▶ _STATED EXERCISE_
Retype, exactly as they stand, the lines from the start of the data to the line that contains "15.3], [21, 5.1]];", both ends included. Leave the pictures out.
-- GIVEN MATERIAL start --
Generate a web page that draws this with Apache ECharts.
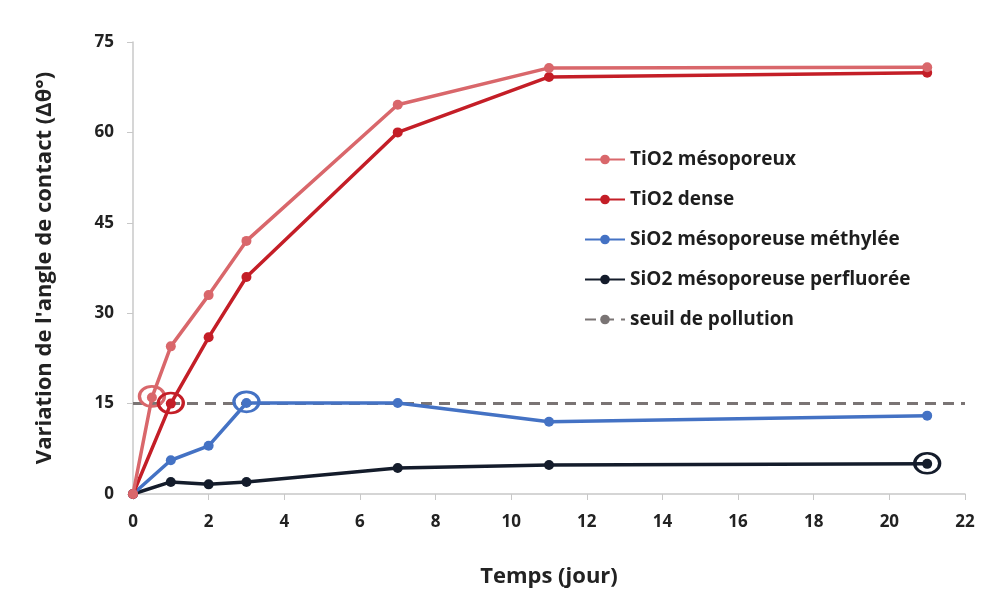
<!DOCTYPE html>
<html><head><meta charset="utf-8">
<script src="https://cdn.jsdelivr.net/npm/echarts@6/dist/echarts.min.js"></script>
<style>html,body{margin:0;padding:0;background:#fff}#c{width:988px;height:596px}</style>
</head><body><div id="c"></div>
<script>
const xTiMeso = [0, 0.5, 1, 2, 3, 7, 11, 21];
const yTiMeso = [0, 16, 24.5, 33, 42, 64.6, 70.7, 70.8];
const xTiDense = [0, 1, 2, 3, 7, 11, 21];
const yTiDense = [0, 15, 26, 36, 60, 69.2, 69.9];
const xSiMeth = [0, 1, 2, 3, 7, 11, 21];
const ySiMeth = [0, 5.6, 8, 15.1, 15.1, 12, 13];
const xSiPerf = [0, 1, 2, 3, 7, 11, 21];
const ySiPerf = [0, 2, 1.6, 2, 4.3, 4.8, 5];
const xSeuil = [0, 22];
const ySeuil = [15, 15];
const names = ['TiO2 mésoporeux', 'TiO2 dense', 'SiO2 mésoporeuse méthylée', 'SiO2 mésoporeuse perfluorée', 'seuil de pollution'];
const colors = ['#d9676b', '#c41e27', '#4472c4', '#141c2b', '#7a7474'];
const highlights = [[0.5, 16.2], [1, 15.1], [3, 15.3], [21, 5.1]];

const font = '"Open Sans", "DejaVu Sans", sans-serif';
function pairs(xs, ys){ return xs.map((x,i)=>[x, ys[i]]); }
function mk(i, xs, ys){
  return {
    name: names[i], type: 'line', data: pairs(xs, ys),
    symbol: 'circle', symbolSize: 10,
    lineStyle: {width: 3.5, color: colors[i]},
    itemStyle: {color: colors[i]},
    z: 10 - i,
    markPoint: {
      symbol: 'circle', symbolSize: [25, 20],
      itemStyle: {color: 'rgba(0,0,0,0)', borderColor: colors[i], borderWidth: 3},
      label: {show: false},
      data: [{coord: highlights[i]}]
    }
  };
}
const chart = echarts.init(document.getElementById('c'));
chart.setOption({
  backgroundColor: '#fff',
  animation: false,
  grid: {left: 133, right: 23, top: 42, bottom: 102},
  legend: {
    orient: 'vertical', left: 579, top: 145, itemGap: 21,
    itemWidth: 40, itemHeight: 12,
    textStyle: {fontFamily: font, fontWeight: 'bold', fontSize: 19, color: '#1e1e1e'},
    data: names
  },
  xAxis: {
    type: 'value', min: 0, max: 22, interval: 2,
    name: 'Temps (jour)', nameLocation: 'middle', nameGap: 72,
    nameTextStyle: {fontFamily: font, fontWeight: 'bold', fontSize: 22, color: '#222'},
    axisLine: {lineStyle: {color: '#c8c8c8', width: 1.5}},
    axisTick: {show: true, length: 6, lineStyle: {color: '#c8c8c8'}},
    axisLabel: {fontFamily: font, fontWeight: 'bold', fontSize: 17, color: '#222', margin: 20},
    splitLine: {show: false}
  },
  yAxis: {
    type: 'value', min: 0, max: 75, interval: 15,
    name: "Variation de l'angle de contact (Δθ°)", nameLocation: 'middle', nameGap: 77,
    nameTextStyle: {fontFamily: font, fontWeight: 'bold', fontSize: 22, color: '#222'},
    axisLine: {show: true, lineStyle: {color: '#c8c8c8', width: 1.5}},
    axisTick: {show: true, length: 6, lineStyle: {color: '#c8c8c8'}},
    axisLabel: {fontFamily: font, fontWeight: 'bold', fontSize: 17, color: '#222', margin: 19},
    splitLine: {show: false}
  },
  series: [
    mk(0, xTiMeso, yTiMeso),
    mk(1, xTiDense, yTiDense),
    mk(2, xSiMeth, ySiMeth),
    mk(3, xSiPerf, ySiPerf),
    {
      name: names[4], type: 'line', data: pairs(xSeuil, ySeuil),
      symbol: 'none', z: 3,
      lineStyle: {width: 3, color: colors[4], type: [11, 7]},
      itemStyle: {color: colors[4]}
    }
  ]
});
</script></body></html>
-- GIVEN MATERIAL end --
▶ _SOLUTION TO THIS TASK_
Generate a web page that draws this with Apache ECharts.
<!DOCTYPE html>
<html><head><meta charset="utf-8">
<script src="https://cdn.jsdelivr.net/npm/echarts@6/dist/echarts.min.js"></script>
<style>html,body{margin:0;padding:0;background:#fff}#c{width:988px;height:596px}</style>
</head><body><div id="c"></div>
<script>
const xTiMeso = [0, 0.5, 1, 2, 3, 7, 11, 21];
const yTiMeso = [0, 16, 24.5, 33, 42, 64.6, 70.7, 70.8];
const xTiDense = [0, 1, 2, 3, 7, 11, 21];
const yTiDense = [0, 15, 26, 36, 60, 69.2, 69.9];
const xSiMeth = [0, 1, 2, 3, 7, 11, 21];
const ySiMeth = [0, 5.6, 8, 15.1, 15.1, 12, 13];
const xSiPerf = [0, 1, 2, 3, 7, 11, 21];
const ySiPerf = [0, 2, 1.6, 2, 4.3, 4.8, 5];
const xSeuil = [0, 22];
const ySeuil = [15, 15];
const names = ['TiO2 mésoporeux', 'TiO2 dense', 'SiO2 mésoporeuse méthylée', 'SiO2 mésoporeuse perfluorée', 'seuil de pollution'];
const colors = ['#d9676b', '#c41e27', '#4472c4', '#141c2b', '#7a7474'];
const highlights = [[0.5, 16.2], [1, 15.1], [3, 15.3], [21, 5.1]];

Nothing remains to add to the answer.